Eighteen months after the city promised to reopen and refurbish City Hall Park, and one year after the park reopened, the city agreed last week to make the rest of the improvements promised back in 2007.

The renewed agreement between the Friends of City Hall Park and the city will bring an artificial turf lawn, new benches and new cafe tables with chairs to the park.

“We’re all thrilled,” said Skip Blumberg, founder of the Friends. “We’re hoping they do what they promised.”

Bill Castro, the Borough of Manhattan Parks commissioner, announced the agreement during a meeting with Blumberg and the Friends last Wednesday in the park, a Parks Dept. spokesperson confirmed. Castro committed to add synthetic turf and sod to the lawn in the northeast corner of the park, which the Ross School will use during the day and the public will use at night and on most weekends. New plantings will line the edges of the lawn, and nine small benches will provide seating. The city will meet with the Ross School staff to prevent students from damaging the lawn and plants.

The northeast plaza is also getting a face-lift, though not to the extent the Friends were hoping. The plaza will have nine new benches and 10 new cafe tables, each with an umbrella and four chairs, with another 10 tables possible for the future.
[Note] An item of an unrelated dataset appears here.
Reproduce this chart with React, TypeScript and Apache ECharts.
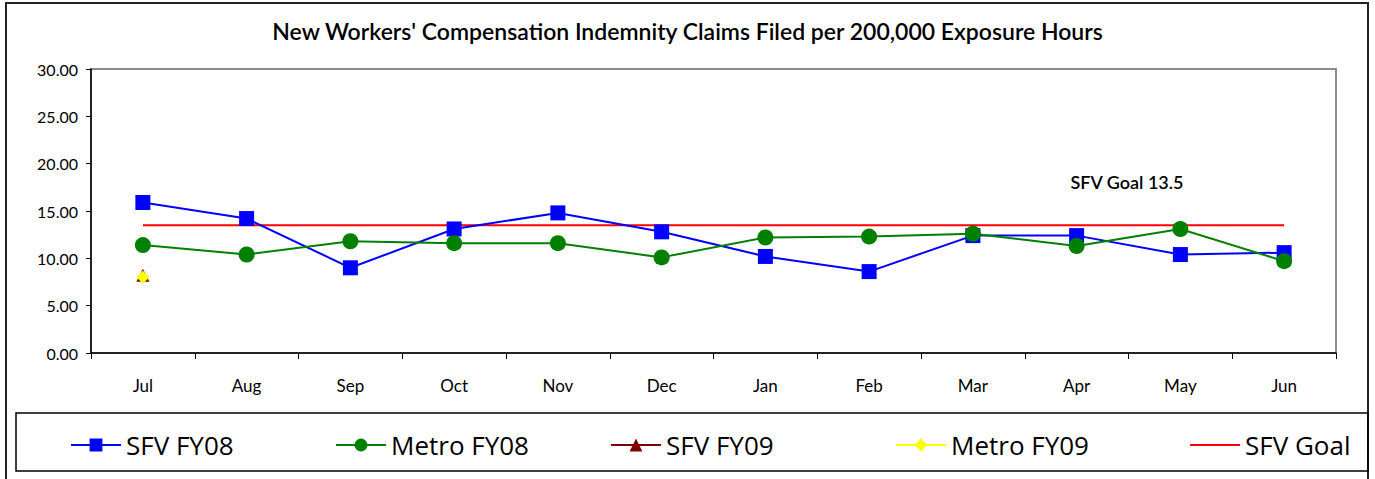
import React, { useEffect, useRef } from "react";
import * as echarts from "echarts";

const months = ["Jul", "Aug", "Sep", "Oct", "Nov", "Dec", "Jan", "Feb", "Mar", "Apr", "May", "Jun"];
const sfvFY08 = [15.9, 14.2, 9.0, 13.1, 14.8, 12.8, 10.2, 8.6, 12.4, 12.4, 10.4, 10.6];
const metroFY08 = [11.4, 10.4, 11.8, 11.6, 11.6, 10.1, 12.2, 12.3, 12.6, 11.3, 13.1, 9.7];
const sfvFY09 = [8.2, null, null, null, null, null, null, null, null, null, null, null];
const metroFY09 = [8.0, null, null, null, null, null, null, null, null, null, null, null];
const sfvGoal = [13.5, 13.5, 13.5, 13.5, 13.5, 13.5, 13.5, 13.5, 13.5, 13.5, 13.5, 13.5];
const yTicks = { min: 0, max: 30, interval: 5 };

const titleText = "New Workers' Compensation Indemnity Claims Filed per 200,000 Exposure Hours";
const goalLabel = "SFV Goal 13.5";

export default function App() {
  const ref = useRef<HTMLDivElement>(null);
  useEffect(() => {
    if (!ref.current) return;
    const chart = echarts.init(ref.current, null, { renderer: "svg" });
    const legendFont = { fontFamily: "Open Sans", fontSize: 26, color: "#000" };
    const legendNames = ["SFV FY08", "Metro FY08", "SFV FY09", "Metro FY09", "SFV Goal"];
    const legendLefts = [65, 330, 605, 890, 1185];
    const lineIcon =
      "path://M0,0 L0.01,0 L0,0.01 Z M0,7 L50,7 L50,9 L0,9 Z M50,16 L49.99,16 L50,15.99 Z";
    chart.setOption({
      animation: false,
      backgroundColor: "#fff",
      title: {
        text: titleText,
        left: "center",
        top: 14,
        textStyle: { fontFamily: "Lato", fontSize: 23, fontWeight: 600, color: "#000" },
      },
      legend: legendNames.map((n, i) => {
        const isGoal = n === "SFV Goal";
        return {
          data: isGoal ? [{ name: n, icon: lineIcon }] : [n],
          left: legendLefts[i],
          top: 427,
          itemWidth: 50,
          itemHeight: 16,
          selectedMode: false,
          textStyle: legendFont,
        };
      }),
      grid: {
        left: 91,
        right: 39,
        top: 69,
        bottom: 126,
        show: true,
        borderColor: "#8c8c8c",
        borderWidth: 2,
      },
      xAxis: {
        type: "category",
        data: months,
        boundaryGap: true,
        axisLine: { lineStyle: { color: "#000", width: 1.5 } },
        axisTick: { show: true, length: 6, lineStyle: { color: "#000" }, alignWithLabel: false },
        axisLabel: { color: "#000", fontFamily: "Lato", fontSize: 17, margin: 24 },
      },
      yAxis: {
        type: "value",
        min: yTicks.min,
        max: yTicks.max,
        interval: yTicks.interval,
        splitLine: { show: false },
        axisLine: { show: true, lineStyle: { color: "#000", width: 1.5 } },
        axisTick: { show: true, length: 5, lineStyle: { color: "#000" } },
        axisLabel: {
          color: "#000",
          fontFamily: "Lato",
          fontSize: 16,
          margin: 13,
          formatter: (v: number) => v.toFixed(2),
        },
      },
      series: [
        {
          name: "SFV FY08",
          type: "line",
          data: sfvFY08,
          symbol: "rect",
          symbolSize: 15,
          color: "#0000ff",
          lineStyle: { width: 2, color: "#0000ff" },
          itemStyle: { color: "#0000ff" },
          z: 3,
        },
        {
          name: "Metro FY08",
          type: "line",
          data: metroFY08,
          symbol: "circle",
          symbolSize: 16,
          color: "#008000",
          lineStyle: { width: 2, color: "#008000" },
          itemStyle: { color: "#008000" },
          z: 3,
        },
        {
          name: "SFV FY09",
          type: "line",
          data: sfvFY09,
          symbol: "triangle",
          symbolSize: 13,
          color: "#800000",
          lineStyle: { width: 2, color: "#800000" },
          itemStyle: { color: "#800000" },
          z: 4,
        },
        {
          name: "Metro FY09",
          type: "line",
          data: metroFY09,
          symbol: "diamond",
          symbolSize: 13,
          color: "#ffff00",
          lineStyle: { width: 2, color: "#ffff00" },
          itemStyle: { color: "#ffff00" },
          z: 5,
        },
        {
          name: "SFV Goal",
          type: "line",
          data: sfvGoal,
          symbol: "none",
          color: "#ff0000",
          lineStyle: { width: 2, color: "#ff0000" },
          itemStyle: { color: "#ff0000" },
          z: 2,
        },
      ],
      graphic: [
        {
          type: "rect",
          silent: true,
          shape: { x: 6, y: 3, width: 1362, height: 500 },
          style: { fill: "none", stroke: "#222", lineWidth: 2 },
          z: 0,
        },
        {
          type: "rect",
          silent: true,
          shape: { x: 16, y: 413, width: 1352, height: 58 },
          style: { fill: "none", stroke: "#000", lineWidth: 1.5 },
          z: 0,
        },
        {
          type: "text",
          silent: true,
          x: 1127,
          y: 182,
          style: {
            text: goalLabel,
            fontFamily: "Lato",
            fontSize: 18,
            fontWeight: 600,
            fill: "#000",
            align: "center",
            verticalAlign: "middle",
          },
        },
      ],
    });
    return () => chart.dispose();
  }, []);
  return <div ref={ref} style={{ position: "fixed", left: 0, top: 0, width: 1375, height: 479 }} />;
}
Parks will announce a timeline for all the improvements later this month.

Blumberg wanted to see more green on that plaza, but Parks said planters, which are sometimes used as security protection, would be a security threat.

The Parks Department designed two greener versions of the plaza but could not implement them because they would cause water to leak into the 4, 5, 6 and J, M, Z subway station beneath the plaza, Blumberg said.

Blumberg is planning a design charrette for later this year to solicit innovative ideas for adding green space to the plaza.

Last summer, the city reopened the northern part of City Hall Park, which had been closed since before 9/11. Blumberg had been threatening to sue the city if the park was not reopened. Now, the Friends of City Hall Park say cyclists are shattering the tranquility of the northern part of the park, since the Department of Transportation routed a bike path through there to the Brooklyn Bridge. Despite the Friends’ concerns, the D.O.T. is leaving the bike path in place for 30 days before reevaluating it.

Blumberg thinks that the Friends’ activism on the bike path issue spurred the city to finish off the other park improvements.

After the meeting with Castro, Blumberg waxed poetic about the importance of City Hall Park.

“Some people get their peace and solace from a leaf blowing in the wind,” he said. “Some people go to church or temple or yoga or Atlantic City. Some people sit in a park.”